━━━━━ Raw data ━━━━━

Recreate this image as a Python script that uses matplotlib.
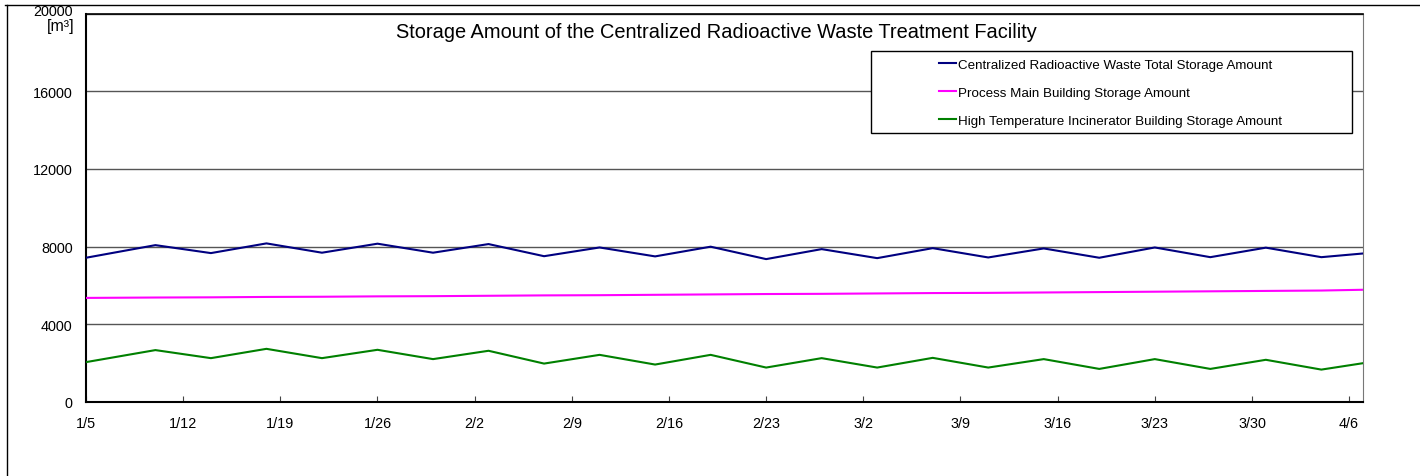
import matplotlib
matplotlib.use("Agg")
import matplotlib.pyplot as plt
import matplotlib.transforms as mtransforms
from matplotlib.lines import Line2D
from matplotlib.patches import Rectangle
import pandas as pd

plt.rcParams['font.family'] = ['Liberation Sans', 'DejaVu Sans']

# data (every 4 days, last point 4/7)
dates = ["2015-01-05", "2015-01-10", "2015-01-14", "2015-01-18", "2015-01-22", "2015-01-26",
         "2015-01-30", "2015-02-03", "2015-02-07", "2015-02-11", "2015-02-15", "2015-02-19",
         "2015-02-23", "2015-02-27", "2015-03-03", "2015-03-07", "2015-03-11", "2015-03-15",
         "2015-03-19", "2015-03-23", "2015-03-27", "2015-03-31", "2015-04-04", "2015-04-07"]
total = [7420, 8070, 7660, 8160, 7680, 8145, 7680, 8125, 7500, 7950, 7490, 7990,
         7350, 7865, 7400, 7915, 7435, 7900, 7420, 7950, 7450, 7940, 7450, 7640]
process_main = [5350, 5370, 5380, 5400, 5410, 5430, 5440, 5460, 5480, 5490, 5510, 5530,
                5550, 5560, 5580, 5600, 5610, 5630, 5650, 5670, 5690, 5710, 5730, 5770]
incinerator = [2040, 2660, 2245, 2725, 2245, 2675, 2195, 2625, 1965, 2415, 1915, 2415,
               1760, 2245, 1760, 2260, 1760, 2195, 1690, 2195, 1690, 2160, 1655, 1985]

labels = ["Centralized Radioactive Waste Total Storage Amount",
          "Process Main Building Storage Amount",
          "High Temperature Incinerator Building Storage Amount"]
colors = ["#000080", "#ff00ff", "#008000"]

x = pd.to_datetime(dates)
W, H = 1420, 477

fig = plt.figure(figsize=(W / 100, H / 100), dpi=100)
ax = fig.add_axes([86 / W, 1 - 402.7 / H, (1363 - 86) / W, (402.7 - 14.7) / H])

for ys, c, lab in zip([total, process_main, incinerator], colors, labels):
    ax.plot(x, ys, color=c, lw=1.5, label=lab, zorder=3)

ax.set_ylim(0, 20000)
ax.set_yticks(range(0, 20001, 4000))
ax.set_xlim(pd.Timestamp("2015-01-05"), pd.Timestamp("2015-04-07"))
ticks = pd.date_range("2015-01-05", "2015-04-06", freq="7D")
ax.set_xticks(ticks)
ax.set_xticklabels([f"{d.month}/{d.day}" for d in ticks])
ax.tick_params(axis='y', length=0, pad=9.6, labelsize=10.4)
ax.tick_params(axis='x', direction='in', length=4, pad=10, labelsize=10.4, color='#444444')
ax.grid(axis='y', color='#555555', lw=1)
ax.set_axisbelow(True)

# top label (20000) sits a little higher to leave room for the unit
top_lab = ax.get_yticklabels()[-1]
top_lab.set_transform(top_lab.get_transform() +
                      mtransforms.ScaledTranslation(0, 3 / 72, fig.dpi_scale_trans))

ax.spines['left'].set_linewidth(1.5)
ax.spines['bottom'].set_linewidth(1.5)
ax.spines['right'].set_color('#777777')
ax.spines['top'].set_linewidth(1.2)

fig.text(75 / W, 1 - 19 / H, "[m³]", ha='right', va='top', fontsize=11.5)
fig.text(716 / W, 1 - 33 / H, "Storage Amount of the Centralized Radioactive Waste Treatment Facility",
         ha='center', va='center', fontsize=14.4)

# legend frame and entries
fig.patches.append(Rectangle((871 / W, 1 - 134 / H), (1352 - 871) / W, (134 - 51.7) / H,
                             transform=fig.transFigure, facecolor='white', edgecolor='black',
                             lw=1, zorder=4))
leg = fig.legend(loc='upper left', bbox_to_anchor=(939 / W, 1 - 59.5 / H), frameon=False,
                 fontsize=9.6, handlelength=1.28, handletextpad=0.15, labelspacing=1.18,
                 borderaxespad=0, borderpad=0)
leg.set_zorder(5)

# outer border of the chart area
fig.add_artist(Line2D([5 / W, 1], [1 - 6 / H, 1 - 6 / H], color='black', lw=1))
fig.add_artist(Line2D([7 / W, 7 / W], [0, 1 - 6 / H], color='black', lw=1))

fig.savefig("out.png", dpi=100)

━━━━━

Task objective
Pick out each line that holds the string "matplotlib".

The result
Recreate this image as a Python script that uses matplotlib.
import matplotlib
matplotlib.use("Agg")
import matplotlib.pyplot as plt
import matplotlib.transforms as mtransforms
from matplotlib.lines import Line2D
from matplotlib.patches import Rectangle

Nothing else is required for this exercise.